Alla luce di quanto raccolto, chi effettua la segnalazione redige una nota di motivazione del sospetto molto articolata. Nell’atto depositato nelle carte dell’inchiesta fiorentina, dopo aver sottolineato che il legale è personaggio noto alle cronache e “agli Uffici Giudiziari del capoluogo toscano” per le indagini su fatti e finanziamenti sospetti collegati alla Fondazione Open, la richiesta di Bianchi viene descritta come “ambigua” e già di per sé rilevante poiché proveniente da un avvocato destinatario degli obblighi imposti dalla normativa antiriciclaggio.
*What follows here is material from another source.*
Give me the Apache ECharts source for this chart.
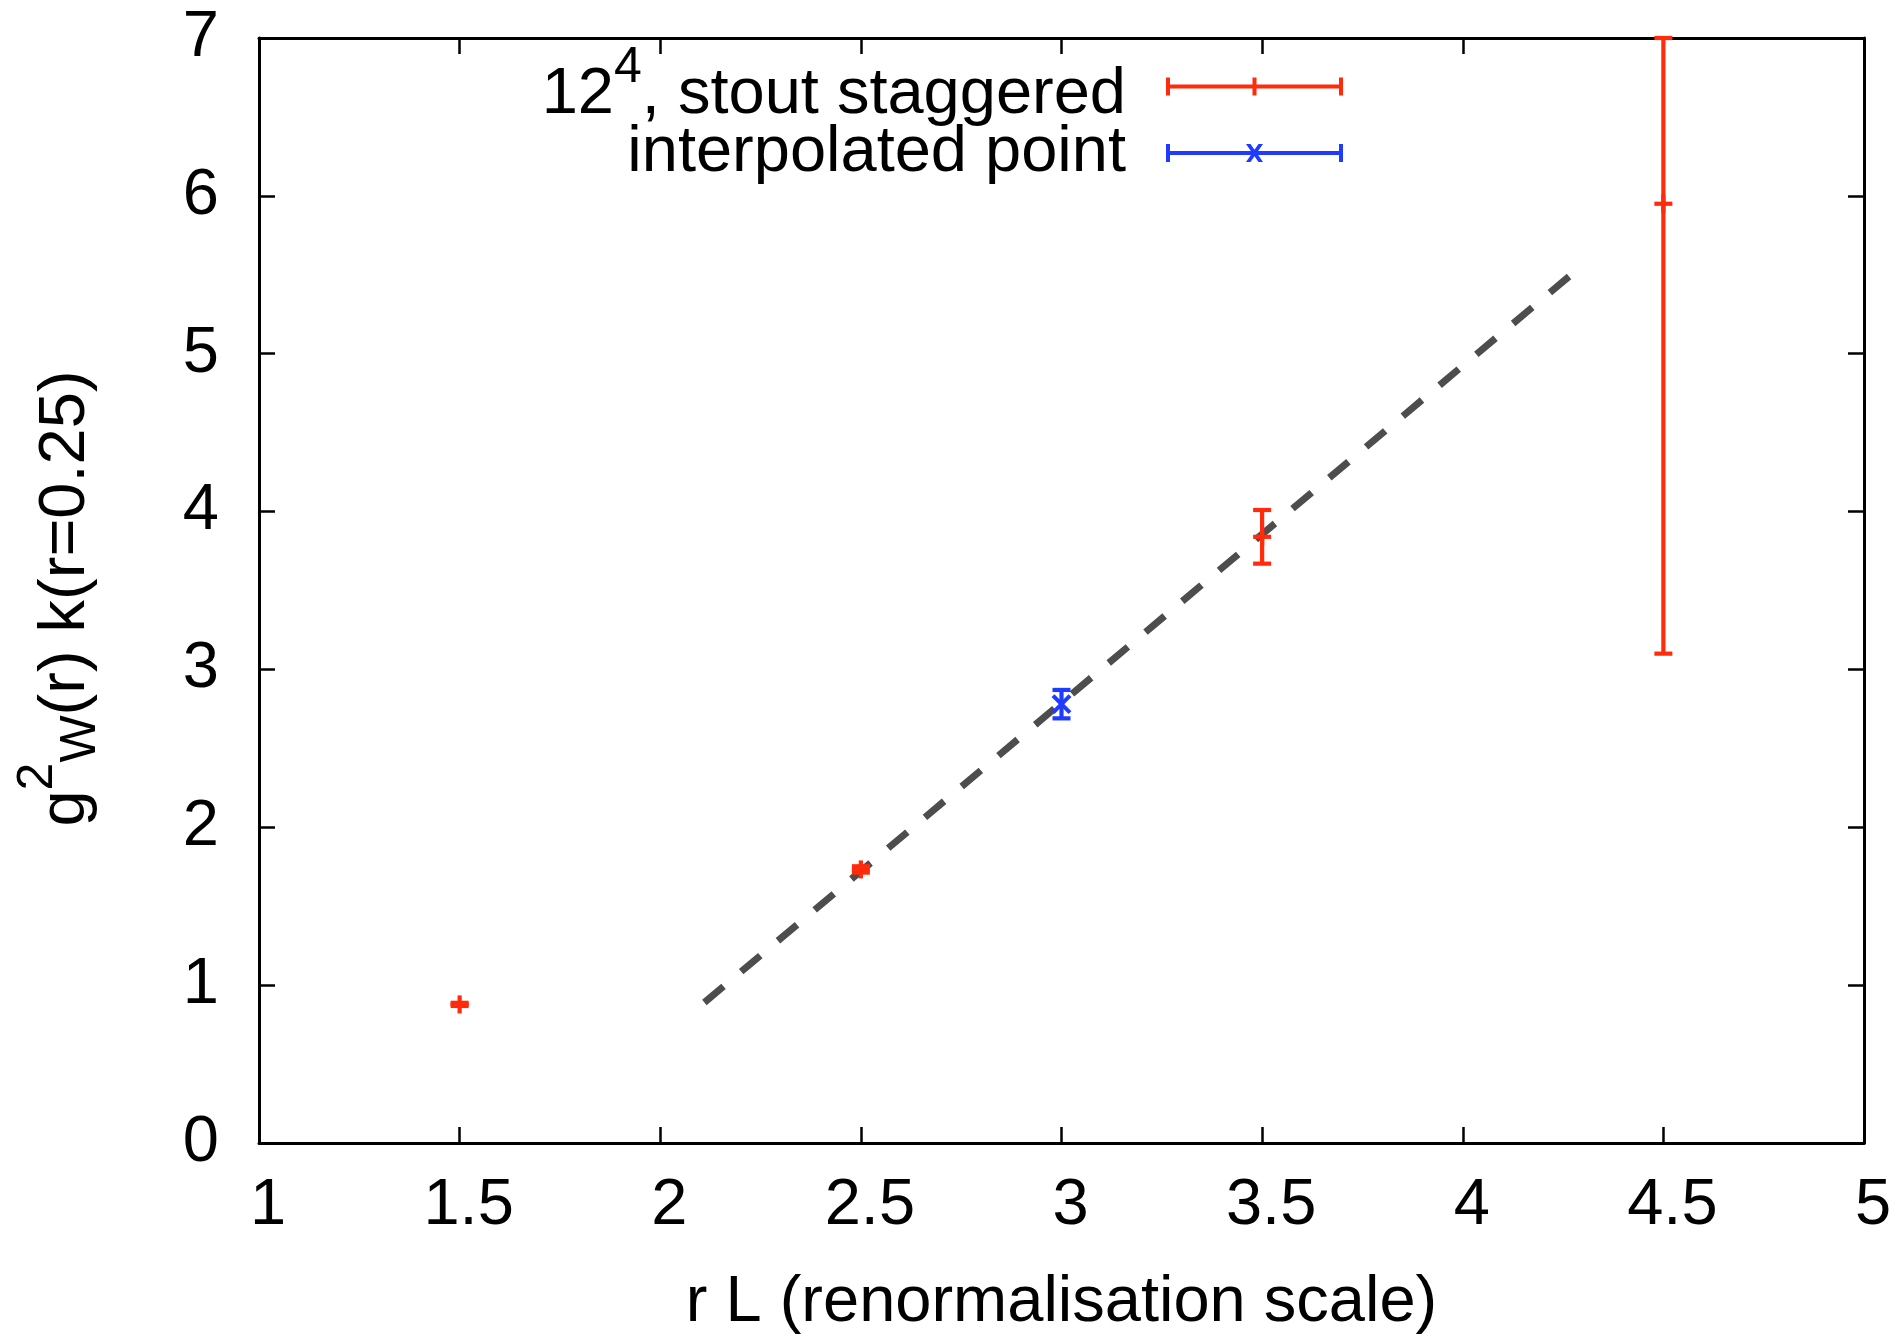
<!DOCTYPE html>
<html><head><meta charset="utf-8">
<script src="https://cdn.jsdelivr.net/npm/echarts@6/dist/echarts.min.js"></script>
<style>html,body{margin:0;padding:0;background:#fff}#c{width:1899px;height:1341px}</style>
</head><body><div id="c"></div>
<script>
// ---- data ----
const redX = [1.5, 2.5, 3.5, 4.5];
const redY = [0.878, 1.733, 3.84, 5.95];
const redErr = [0.01, 0.02, 0.17, 2.85];
const blueX = [3.0];
const blueY = [2.78];
const blueErr = [0.09];
const fitX = [2.11, 4.27];
const fitY = [0.89, 5.50];
const xMin = 1, xMax = 5, xStep = 0.5;
const yMin = 0, yMax = 7, yStep = 1;
const redName = '12^4, stout staggered';
const blueName = 'interpolated point';
const xTitle = 'r L (renormalisation scale)';

const FONT = 'Liberation Sans';
const RED = '#ff2b0a';
const BLUE = '#1f3bff';

function errRender(marker, color) {
  return function (params, api) {
    const x = api.value(0), y = api.value(1), e = api.value(2);
    const lo = Math.max(y - e, yMin), hi = Math.min(y + e, yMax);
    const pc = api.coord([x, y]);
    const pl = api.coord([x, lo]);
    const ph = api.coord([x, hi]);
    const st = { stroke: color, lineWidth: 4.2, fill: null };
    const cw = 9;
    const ch = [
      { type: 'line', shape: { x1: pl[0], y1: pl[1], x2: ph[0], y2: ph[1] }, style: st },
      { type: 'line', shape: { x1: pl[0] - cw, y1: pl[1], x2: pl[0] + cw, y2: pl[1] }, style: st },
      { type: 'line', shape: { x1: ph[0] - cw, y1: ph[1], x2: ph[0] + cw, y2: ph[1] }, style: st }
    ];
    if (marker === 'plus') {
      ch.push({ type: 'line', shape: { x1: pc[0] - 9, y1: pc[1], x2: pc[0] + 9, y2: pc[1] }, style: st });
      ch.push({ type: 'line', shape: { x1: pc[0], y1: pc[1] - 9, x2: pc[0], y2: pc[1] + 9 }, style: st });
    } else {
      const s = 8.5;
      const st2 = { stroke: color, lineWidth: 4, fill: null };
      ch.push({ type: 'line', shape: { x1: pc[0] - s, y1: pc[1] - s, x2: pc[0] + s, y2: pc[1] + s }, style: st2 });
      ch.push({ type: 'line', shape: { x1: pc[0] - s, y1: pc[1] + s, x2: pc[0] + s, y2: pc[1] - s }, style: st2 });
    }
    return { type: 'group', children: ch };
  };
}

const iconRed = 'path://M0 7H177V11H0Z M0 0H4V18H0Z M173 0H177V18H173Z M86.5 0H90.5V18H86.5Z';
const iconBlue = 'path://M0 7H177V11H0Z M0 0H4V18H0Z M173 0H177V18H173Z M80 0L84.5 0L97 18L92.5 18Z M92.5 0L97 0L84.5 18L80 18Z';

const axisCommon = {
  type: 'value', splitLine: { show: false },
  axisLine: { show: true, onZero: false, lineStyle: { color: '#000', width: 3 } },
  axisTick: { show: true, inside: true, length: 16, lineStyle: { color: '#000', width: 2.5 } }
};

const chart = echarts.init(document.getElementById('c'), null, { renderer: 'canvas' });
chart.setOption({
  animation: false,
  backgroundColor: '#fff',
  grid: { left: 259, right: 35, top: 38, bottom: 198 },
  xAxis: [
    Object.assign({}, axisCommon, {
      min: xMin, max: xMax, interval: xStep, position: 'bottom',
      axisLabel: { fontSize: 65, fontFamily: FONT, color: '#000', margin: 31, padding: [0, 0, 0, 18] },
      name: xTitle, nameLocation: 'middle', nameGap: 128,
      nameTextStyle: { fontSize: 65, fontFamily: FONT, color: '#000' }
    }),
    Object.assign({}, axisCommon, {
      min: xMin, max: xMax, interval: xStep, position: 'top', axisLabel: { show: false }
    })
  ],
  yAxis: [
    Object.assign({}, axisCommon, {
      min: yMin, max: yMax, interval: yStep, position: 'left',
      axisLabel: { fontSize: 65, fontFamily: FONT, color: '#000', margin: 40 },
      name: '{m|g}{sup|2}{sub|W}{m|(r) k(r=0.25)}', nameLocation: 'middle', nameGap: 160, nameRotate: 90,
      nameTextStyle: {
        fontSize: 65, fontFamily: FONT, color: '#000', padding: [0, 16, 0, 0],
        rich: {
          m: { fontSize: 65, fontFamily: FONT, color: '#000', lineHeight: 65 },
          sup: { fontSize: 50, fontFamily: FONT, color: '#000', lineHeight: 10, height: 9, verticalAlign: 'top' },
          sub: { fontSize: 50, fontFamily: FONT, color: '#000', lineHeight: 10, height: 35, verticalAlign: 'bottom' }
        }
      }
    }),
    Object.assign({}, axisCommon, {
      min: yMin, max: yMax, interval: yStep, position: 'right', axisLabel: { show: false }
    })
  ],
  legend: {
    orient: 'vertical', align: 'right', right: 556, top: 43, padding: 0, itemGap: -7,
    itemWidth: 177, itemHeight: 18, symbolKeepAspect: false,
    selectedMode: false,
    itemStyle: { borderWidth: 0 },
    formatter: function (n) {
      if (n === redName) return '{n|12}{s|4}{n|, stout staggered}';
      return '{m|' + n + '}';
    },
    textStyle: {
      fontSize: 65, fontFamily: FONT, color: '#000', padding: [0, 35, 0, 0],
      rich: {
        n: { fontSize: 65, fontFamily: FONT, color: '#000', lineHeight: 65, verticalAlign: 'bottom' },
        m: { fontSize: 65, fontFamily: FONT, color: '#000', lineHeight: 65 },
        s: { fontSize: 50, fontFamily: FONT, color: '#000', lineHeight: 82, height: 45, verticalAlign: 'top' }
      }
    },
    data: [
      { name: redName, icon: iconRed, itemStyle: { color: RED } },
      { name: blueName, icon: iconBlue, itemStyle: { color: BLUE } }
    ]
  },
  series: [
    {
      name: 'fit', type: 'line', z: 1, symbol: 'none', silent: true,
      data: fitX.map((x, i) => [x, fitY[i]]),
      lineStyle: { color: '#4d4d4d', width: 7, type: [25, 23], cap: 'butt' }
    },
    {
      name: redName, type: 'custom', z: 3, clip: false,
      itemStyle: { color: RED },
      encode: { x: 0, y: 1 },
      renderItem: errRender('plus', RED),
      data: redX.map((x, i) => [x, redY[i], redErr[i]])
    },
    {
      name: blueName, type: 'custom', z: 3, clip: false,
      itemStyle: { color: BLUE },
      encode: { x: 0, y: 1 },
      renderItem: errRender('cross', BLUE),
      data: blueX.map((x, i) => [x, blueY[i], blueErr[i]])
    }
  ]
});
</script></body></html>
A questo, si aggiunge “una connotazione di ulteriore sospetto di fronte al riscontro di operatività analoga effettuata già in plurime occasioni nel recente passato, peraltro secondo modalità anomale (disposizioni in date consecutive o ravvicinate, da conti diversi e prive di causali esplicative)”. Chi scrive la segnalazione, poi, esclude “da parte dell’esperto avvocato l’ipotesi dell’espressione di un moto di spontanea ingenuità” e sottolinea “che al momento dell’esecuzione dei precedenti trasferimenti a favore del fratello probabilmente non si conoscevano ancora né l’esistenza delle indagini a suo carico né la loro possibile origine, se non altro in parte, nell’attività di segnalazione di operazioni sospette delle Banche”. Per questo motivo – è la chiusura della sos – “appare plausibile ritenere che l’intento del legale possa essere stato di carattere, almeno vagamente, intimidatorio, al fine di ingenerare nell’interlocutore la consapevolezza di poter essere individuato quale responsabile dell’avvio dell’iter di segnalazione e delle eventuali ulteriori conseguenze per lui dannose“. Tradotto: chi ha raccolto la richiesta del presidente di Open si è sentito in qualche modo minacciato.